§ DIRECTION
Set down the data below from its first line to the line holding "(bl) rectangle (tr);", inclusive; omit all pictures.

##############################

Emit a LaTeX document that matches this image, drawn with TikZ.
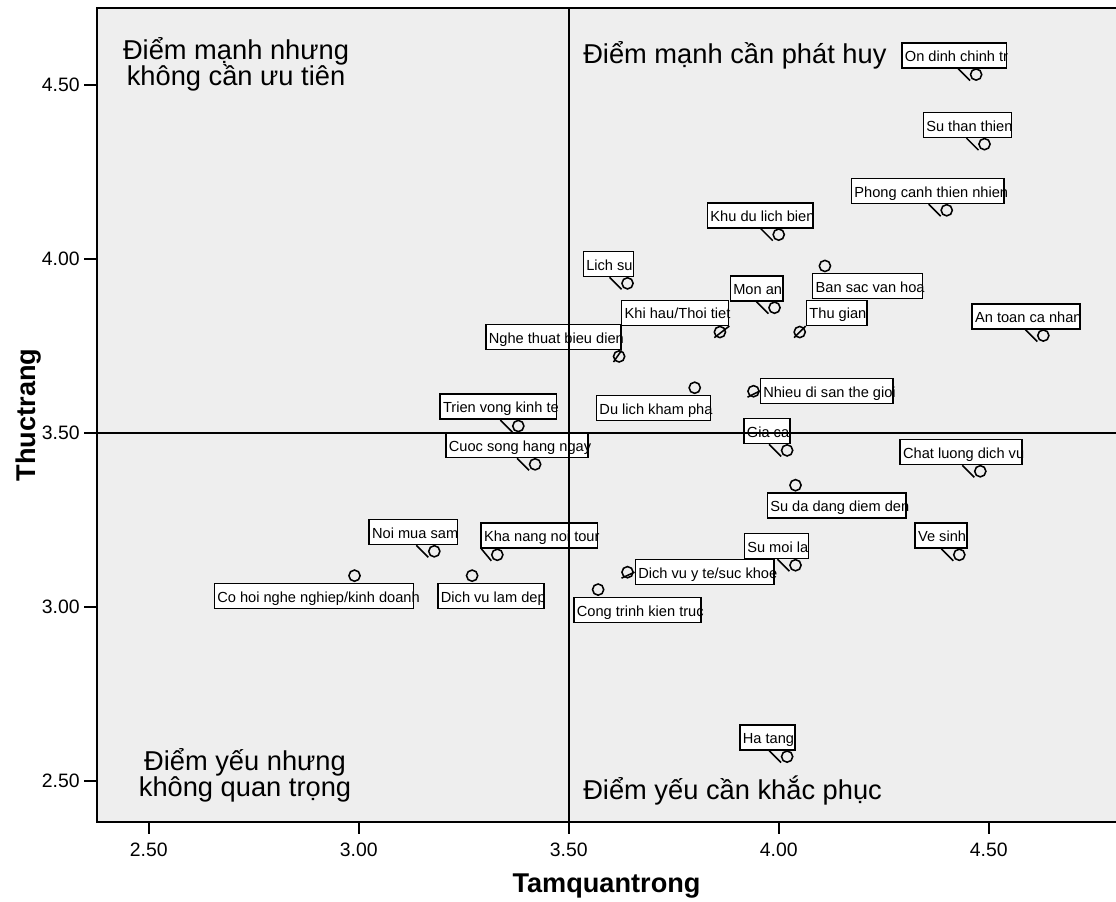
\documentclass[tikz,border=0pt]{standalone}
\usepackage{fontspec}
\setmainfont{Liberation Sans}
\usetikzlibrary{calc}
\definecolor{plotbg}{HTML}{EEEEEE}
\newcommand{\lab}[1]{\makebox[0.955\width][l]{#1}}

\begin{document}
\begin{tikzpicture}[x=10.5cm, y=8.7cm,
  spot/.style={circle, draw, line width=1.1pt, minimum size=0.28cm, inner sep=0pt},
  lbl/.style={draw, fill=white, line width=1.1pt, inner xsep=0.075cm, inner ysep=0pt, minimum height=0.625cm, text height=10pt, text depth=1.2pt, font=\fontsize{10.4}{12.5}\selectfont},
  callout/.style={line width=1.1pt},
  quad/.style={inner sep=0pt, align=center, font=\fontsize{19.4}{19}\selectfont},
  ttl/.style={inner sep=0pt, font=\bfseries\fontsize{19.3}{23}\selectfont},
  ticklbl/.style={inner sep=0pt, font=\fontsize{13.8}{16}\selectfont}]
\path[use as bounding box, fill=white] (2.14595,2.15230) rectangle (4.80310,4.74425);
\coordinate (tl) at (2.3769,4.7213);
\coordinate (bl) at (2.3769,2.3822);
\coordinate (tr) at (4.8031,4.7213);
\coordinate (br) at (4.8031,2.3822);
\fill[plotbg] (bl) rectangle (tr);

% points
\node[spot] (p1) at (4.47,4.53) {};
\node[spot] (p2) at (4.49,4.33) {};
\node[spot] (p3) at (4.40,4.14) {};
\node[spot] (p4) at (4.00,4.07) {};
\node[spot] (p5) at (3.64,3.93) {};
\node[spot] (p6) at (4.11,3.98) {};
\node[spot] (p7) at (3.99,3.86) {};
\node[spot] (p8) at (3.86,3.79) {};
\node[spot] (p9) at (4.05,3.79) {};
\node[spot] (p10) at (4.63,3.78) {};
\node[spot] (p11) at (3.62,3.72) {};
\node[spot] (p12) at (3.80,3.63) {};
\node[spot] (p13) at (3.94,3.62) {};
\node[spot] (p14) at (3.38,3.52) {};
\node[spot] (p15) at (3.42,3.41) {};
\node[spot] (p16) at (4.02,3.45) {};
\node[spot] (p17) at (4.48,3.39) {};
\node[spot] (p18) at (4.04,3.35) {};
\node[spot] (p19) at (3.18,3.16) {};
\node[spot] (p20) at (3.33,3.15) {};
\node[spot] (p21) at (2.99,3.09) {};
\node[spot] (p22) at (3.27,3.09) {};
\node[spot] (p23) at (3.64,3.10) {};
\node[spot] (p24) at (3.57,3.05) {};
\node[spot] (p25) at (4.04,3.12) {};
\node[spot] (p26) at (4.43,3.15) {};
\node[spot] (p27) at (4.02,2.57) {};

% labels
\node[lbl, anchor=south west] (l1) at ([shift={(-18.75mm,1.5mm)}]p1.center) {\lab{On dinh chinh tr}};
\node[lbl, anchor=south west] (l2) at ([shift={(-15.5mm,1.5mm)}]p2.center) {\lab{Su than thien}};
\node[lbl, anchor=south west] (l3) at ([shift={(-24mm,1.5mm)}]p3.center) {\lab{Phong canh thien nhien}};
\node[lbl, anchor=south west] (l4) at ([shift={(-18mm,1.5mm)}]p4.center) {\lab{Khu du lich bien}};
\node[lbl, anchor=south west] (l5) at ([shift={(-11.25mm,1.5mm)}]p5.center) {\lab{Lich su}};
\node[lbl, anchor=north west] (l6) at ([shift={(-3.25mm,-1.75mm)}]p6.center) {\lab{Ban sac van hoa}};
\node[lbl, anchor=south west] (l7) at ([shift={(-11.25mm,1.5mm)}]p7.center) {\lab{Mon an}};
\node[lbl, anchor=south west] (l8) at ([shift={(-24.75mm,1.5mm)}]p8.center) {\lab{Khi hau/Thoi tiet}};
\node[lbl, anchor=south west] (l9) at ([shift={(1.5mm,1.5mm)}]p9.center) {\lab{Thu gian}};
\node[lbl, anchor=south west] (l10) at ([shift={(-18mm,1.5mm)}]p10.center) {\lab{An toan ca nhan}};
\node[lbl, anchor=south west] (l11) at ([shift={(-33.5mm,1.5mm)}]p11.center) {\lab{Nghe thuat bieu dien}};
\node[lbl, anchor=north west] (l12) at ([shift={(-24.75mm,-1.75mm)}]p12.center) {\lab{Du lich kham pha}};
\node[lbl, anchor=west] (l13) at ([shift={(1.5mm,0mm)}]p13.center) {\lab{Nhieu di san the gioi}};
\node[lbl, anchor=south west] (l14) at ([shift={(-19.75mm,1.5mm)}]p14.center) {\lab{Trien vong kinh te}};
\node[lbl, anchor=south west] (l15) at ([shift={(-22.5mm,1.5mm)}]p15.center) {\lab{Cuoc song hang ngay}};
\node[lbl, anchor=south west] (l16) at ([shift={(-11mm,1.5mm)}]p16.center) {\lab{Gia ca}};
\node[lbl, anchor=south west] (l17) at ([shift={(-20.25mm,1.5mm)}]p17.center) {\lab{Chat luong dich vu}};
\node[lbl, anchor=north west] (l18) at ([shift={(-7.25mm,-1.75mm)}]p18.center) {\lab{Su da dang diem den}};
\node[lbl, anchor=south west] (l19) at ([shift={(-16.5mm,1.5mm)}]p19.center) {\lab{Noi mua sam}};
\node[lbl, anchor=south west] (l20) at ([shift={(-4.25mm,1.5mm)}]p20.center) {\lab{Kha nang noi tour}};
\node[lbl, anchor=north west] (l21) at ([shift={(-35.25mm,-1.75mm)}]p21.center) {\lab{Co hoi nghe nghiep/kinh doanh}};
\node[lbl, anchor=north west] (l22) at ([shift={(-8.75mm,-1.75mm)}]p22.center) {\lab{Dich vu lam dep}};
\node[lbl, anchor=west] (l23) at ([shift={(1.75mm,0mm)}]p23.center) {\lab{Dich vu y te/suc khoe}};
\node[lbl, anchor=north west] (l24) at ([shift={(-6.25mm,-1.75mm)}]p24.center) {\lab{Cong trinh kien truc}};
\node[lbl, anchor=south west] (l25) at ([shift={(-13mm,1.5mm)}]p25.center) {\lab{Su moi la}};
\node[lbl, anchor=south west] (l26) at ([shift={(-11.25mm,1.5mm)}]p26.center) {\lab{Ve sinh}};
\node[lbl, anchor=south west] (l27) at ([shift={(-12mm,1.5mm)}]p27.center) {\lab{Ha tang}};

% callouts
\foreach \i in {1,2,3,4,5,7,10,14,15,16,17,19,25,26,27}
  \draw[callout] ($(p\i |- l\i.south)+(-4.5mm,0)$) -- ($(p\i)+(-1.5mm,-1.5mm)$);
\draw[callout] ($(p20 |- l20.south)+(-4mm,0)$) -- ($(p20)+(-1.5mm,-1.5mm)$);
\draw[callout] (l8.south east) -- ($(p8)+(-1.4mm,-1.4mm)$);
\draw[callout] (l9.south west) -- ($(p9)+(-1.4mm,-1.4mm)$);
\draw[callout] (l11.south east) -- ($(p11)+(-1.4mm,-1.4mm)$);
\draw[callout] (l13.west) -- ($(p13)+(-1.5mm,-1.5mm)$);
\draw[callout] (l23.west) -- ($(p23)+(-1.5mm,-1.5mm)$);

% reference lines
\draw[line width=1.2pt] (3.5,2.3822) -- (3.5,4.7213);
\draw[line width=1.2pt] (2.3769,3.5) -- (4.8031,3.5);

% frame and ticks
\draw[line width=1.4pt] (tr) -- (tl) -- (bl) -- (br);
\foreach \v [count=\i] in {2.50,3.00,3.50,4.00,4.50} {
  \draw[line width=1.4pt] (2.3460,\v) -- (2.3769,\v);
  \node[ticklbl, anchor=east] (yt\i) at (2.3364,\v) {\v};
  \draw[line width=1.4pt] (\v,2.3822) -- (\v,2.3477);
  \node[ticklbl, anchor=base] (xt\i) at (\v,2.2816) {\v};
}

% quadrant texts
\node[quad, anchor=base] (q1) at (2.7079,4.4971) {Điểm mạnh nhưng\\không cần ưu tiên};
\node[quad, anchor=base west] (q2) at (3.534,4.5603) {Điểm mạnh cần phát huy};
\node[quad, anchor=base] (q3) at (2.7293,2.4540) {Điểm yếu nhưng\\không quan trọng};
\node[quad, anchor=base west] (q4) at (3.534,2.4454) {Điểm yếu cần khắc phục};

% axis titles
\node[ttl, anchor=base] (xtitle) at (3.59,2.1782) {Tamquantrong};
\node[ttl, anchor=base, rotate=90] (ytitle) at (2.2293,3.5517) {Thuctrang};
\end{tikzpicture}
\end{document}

##############################

§ EXERCISE RESULT
Emit a LaTeX document that matches this image, drawn with TikZ.
\documentclass[tikz,border=0pt]{standalone}
\usepackage{fontspec}
\setmainfont{Liberation Sans}
\usetikzlibrary{calc}
\definecolor{plotbg}{HTML}{EEEEEE}
\newcommand{\lab}[1]{\makebox[0.955\width][l]{#1}}

\begin{document}
\begin{tikzpicture}[x=10.5cm, y=8.7cm,
  spot/.style={circle, draw, line width=1.1pt, minimum size=0.28cm, inner sep=0pt},
  lbl/.style={draw, fill=white, line width=1.1pt, inner xsep=0.075cm, inner ysep=0pt, minimum height=0.625cm, text height=10pt, text depth=1.2pt, font=\fontsize{10.4}{12.5}\selectfont},
  callout/.style={line width=1.1pt},
  quad/.style={inner sep=0pt, align=center, font=\fontsize{19.4}{19}\selectfont},
  ttl/.style={inner sep=0pt, font=\bfseries\fontsize{19.3}{23}\selectfont},
  ticklbl/.style={inner sep=0pt, font=\fontsize{13.8}{16}\selectfont}]
\path[use as bounding box, fill=white] (2.14595,2.15230) rectangle (4.80310,4.74425);
\coordinate (tl) at (2.3769,4.7213);
\coordinate (bl) at (2.3769,2.3822);
\coordinate (tr) at (4.8031,4.7213);
\coordinate (br) at (4.8031,2.3822);
\fill[plotbg] (bl) rectangle (tr);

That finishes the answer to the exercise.